Figure 9 shows scanning electron micrographs of the fracture surface of AISI 316 austenite stainless steel at each long-term aging time. The dimple is a general phenomenon of the ductile fracture of materials. AISI 316 austenite stainless steel shows a typical fractograph of ductile fracture mode. As the aging time increased, the dimple size decreased, resulting in decreases of elongation and toughness during long-term aging. In particular, the site of delta-ferrite decomposition is clearly observed, as denoted by arrows. These interfaces between the decomposed sigma phase and the austenite matrix might be a crack propagation path and a crack nucleation site due to incoherent characteristics [16]. Therefore, the sample shows a brittle fracture mode with a thermal aging time increase.

Fig. 9.

Scanning electron micrographs of fracture surface of AISI 316 austenite stainless steel at each long-term aging time: (a) 0 h, (b) 100 h, (c) 1000 h, and (d) 10,000 h.
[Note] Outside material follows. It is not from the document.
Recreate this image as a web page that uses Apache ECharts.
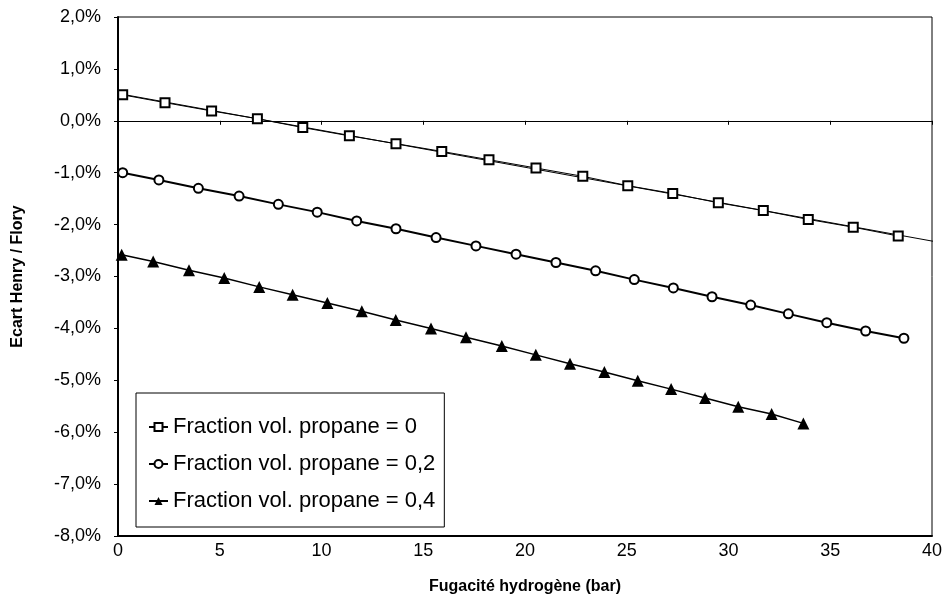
<!DOCTYPE html>
<html>
<head>
<meta charset="utf-8">
<script src="https://cdn.jsdelivr.net/npm/echarts@6/dist/echarts.min.js"></script>
<style>
html,body{margin:0;padding:0;background:#fff;}
#chart{width:950px;height:604px;}
</style>
</head>
<body>
<div id="chart"></div>
<script>
// ---- Data (values in %) ----
const seriesNames = ['Fraction vol. propane = 0', 'Fraction vol. propane = 0,2', 'Fraction vol. propane = 0,4'];
const squareX = [0.23, 2.31, 4.60, 6.85, 9.08, 11.37, 13.66, 15.91, 18.23, 20.54, 22.84, 25.05, 27.26, 29.50, 31.71, 33.92, 36.13, 38.34];
const squareY = [0.50, 0.35, 0.19, 0.04, -0.13, -0.29, -0.44, -0.59, -0.75, -0.91, -1.07, -1.25, -1.40, -1.58, -1.73, -1.90, -2.05, -2.22];
const circleX = [0.23, 2.01, 3.95, 5.95, 7.88, 9.79, 11.73, 13.66, 15.63, 17.59, 19.56, 21.52, 23.47, 25.37, 27.29, 29.19, 31.09, 32.94, 34.83, 36.74, 38.62];
const circleY = [-1.00, -1.14, -1.30, -1.45, -1.61, -1.76, -1.93, -2.08, -2.25, -2.41, -2.57, -2.73, -2.89, -3.06, -3.22, -3.39, -3.55, -3.72, -3.89, -4.05, -4.19];
const triX = [0.18, 1.73, 3.49, 5.22, 6.94, 8.58, 10.29, 11.98, 13.65, 15.38, 17.10, 18.86, 20.53, 22.21, 23.90, 25.54, 27.18, 28.85, 30.48, 32.12, 33.68];
const triY = [-2.58, -2.71, -2.88, -3.03, -3.20, -3.35, -3.51, -3.67, -3.84, -4.00, -4.17, -4.34, -4.51, -4.68, -4.84, -5.01, -5.17, -5.34, -5.51, -5.65, -5.83];
const trendForwardTo = 40.5; // linear trendline of first series, forecast forward
const xTicks = [0, 5, 10, 15, 20, 25, 30, 35, 40];
const yTicks = [-8, -7, -6, -5, -4, -3, -2, -1, 0, 1, 2];

const zip = (xs, ys) => xs.map((x, i) => [x, ys[i]]);

// least-squares trendline for the first series
function linFit(xs, ys) {
  const n = xs.length;
  const mx = xs.reduce((a, b) => a + b, 0) / n;
  const my = ys.reduce((a, b) => a + b, 0) / n;
  let sxy = 0, sxx = 0;
  for (let i = 0; i < n; i++) { sxy += (xs[i] - mx) * (ys[i] - my); sxx += (xs[i] - mx) * (xs[i] - mx); }
  const b = sxy / sxx;
  return { a: my - b * mx, b };
}
const fit = linFit(squareX, squareY);
const trendData = [[squareX[0], fit.a + fit.b * squareX[0]], [trendForwardTo, fit.a + fit.b * trendForwardTo]];

const FONT = "'Liberation Sans', Arial, Helvetica, sans-serif";
const chart = echarts.init(document.getElementById('chart'), null, { renderer: 'canvas' });

chart.setOption({
  backgroundColor: '#fff',
  animation: false,
  grid: {
    left: 118, right: 18, top: 17, bottom: 68,
    show: true, borderColor: '#000', borderWidth: 1, backgroundColor: 'transparent'
  },
  legend: {
    orient: 'vertical',
    left: 136, top: 393,
    padding: [22, 9, 14, 12],
    itemGap: 13,
    itemWidth: 19, itemHeight: 10,
    borderColor: '#000', borderWidth: 1, borderRadius: 0,
    backgroundColor: '#fff',
    data: seriesNames,
    textStyle: { fontFamily: FONT, fontSize: 22, color: '#000', lineHeight: 24 }
  },
  xAxis: [
    {
      type: 'value', min: xTicks[0], max: xTicks[xTicks.length - 1], interval: 5,
      position: 'bottom',
      name: 'Fugacité hydrogène (bar)', nameLocation: 'middle', nameGap: 43,
      nameTextStyle: { fontFamily: FONT, fontSize: 16, fontWeight: 'bold', color: '#000' },
      axisLine: { show: true, onZero: false, lineStyle: { color: '#000', width: 2 } },
      axisTick: { show: false },
      axisLabel: { fontFamily: FONT, fontSize: 18, color: '#000', margin: 6 },
      splitLine: { show: false }
    },
    {
      type: 'value', min: xTicks[0], max: xTicks[xTicks.length - 1], interval: 5,
      position: 'bottom',
      axisLine: { show: true, onZero: true, lineStyle: { color: '#000', width: 1 } },
      axisTick: { show: true, inside: false, length: 4, lineStyle: { color: '#000', width: 1 } },
      axisLabel: { show: false },
      splitLine: { show: false }
    }
  ],
  yAxis: {
    type: 'value', min: yTicks[0], max: yTicks[yTicks.length - 1], interval: 1,
    name: 'Ecart Henry / Flory', nameLocation: 'middle', nameGap: 92,
    nameTextStyle: { fontFamily: FONT, fontSize: 16, fontWeight: 'bold', color: '#000' },
    axisLine: { show: true, onZero: false, lineStyle: { color: '#000', width: 2 } },
    axisTick: { show: true, inside: false, length: 4, lineStyle: { color: '#000' } },
    axisLabel: {
      fontFamily: FONT, fontSize: 18, color: '#000', margin: 17,
      formatter: v => v.toFixed(1).replace('.', ',') + '%'
    },
    splitLine: { show: false }
  },
  series: [
    {
      name: 'trend', type: 'line', xAxisIndex: 0, data: trendData,
      symbol: 'none', clip: false, silent: true,
      lineStyle: { color: '#000', width: 1 }, z: 1
    },
    {
      name: seriesNames[0], type: 'line', xAxisIndex: 0, data: zip(squareX, squareY),
      symbol: 'rect', symbolSize: 9,
      itemStyle: { color: '#fff', borderColor: '#000', borderWidth: 2 },
      lineStyle: { color: '#000', width: 1 }, z: 3
    },
    {
      name: seriesNames[1], type: 'line', xAxisIndex: 0, data: zip(circleX, circleY),
      symbol: 'circle', symbolSize: 9,
      itemStyle: { color: '#fff', borderColor: '#000', borderWidth: 2 },
      lineStyle: { color: '#000', width: 2 }, z: 3
    },
    {
      name: seriesNames[2], type: 'line', xAxisIndex: 0, data: zip(triX, triY),
      symbol: 'triangle', symbolSize: 12,
      itemStyle: { color: '#000', borderColor: '#000', borderWidth: 0 },
      lineStyle: { color: '#000', width: 1.5 }, z: 3
    }
  ]
});
</script>
</body>
</html>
Conclusions. AISI 316 austenite stainless steel showed polygonal-shaped grains with many annealing twins that gradually tended to become more circular-shaped grains during long-term aging. In the initial material degradation, the twins were distributed uniformly within most grains, but they all recovered and disappeared after the prolonged 10,000-hour aging time. Delta-ferrite along austenitic grain boundaries transformed into sigma phases and Cr₂₃C₆ precipitates during long-term aging, and the area fraction on the grain boundary increased. The peak yield and ultimate tensile strength appeared at the 100-hour aging time and then decreased up to 1000 h, exhibiting a minimum of strength. For further aging time, the strength increased to a level higher than that of the initial state. However, elongation and toughness decreased continuously, demonstrating the material embrittlement during long-term aging. The typical fractograph of AISI 316 austenite stainless steel shows ductile fracture mode. As the aging time increased, the dimple size decreased, resulting in decreases of elongation and toughness. These interfaces between the decomposed sigma phase and the austenite matrix might be a crack nucleation and propagation site due to incoherent characteristics.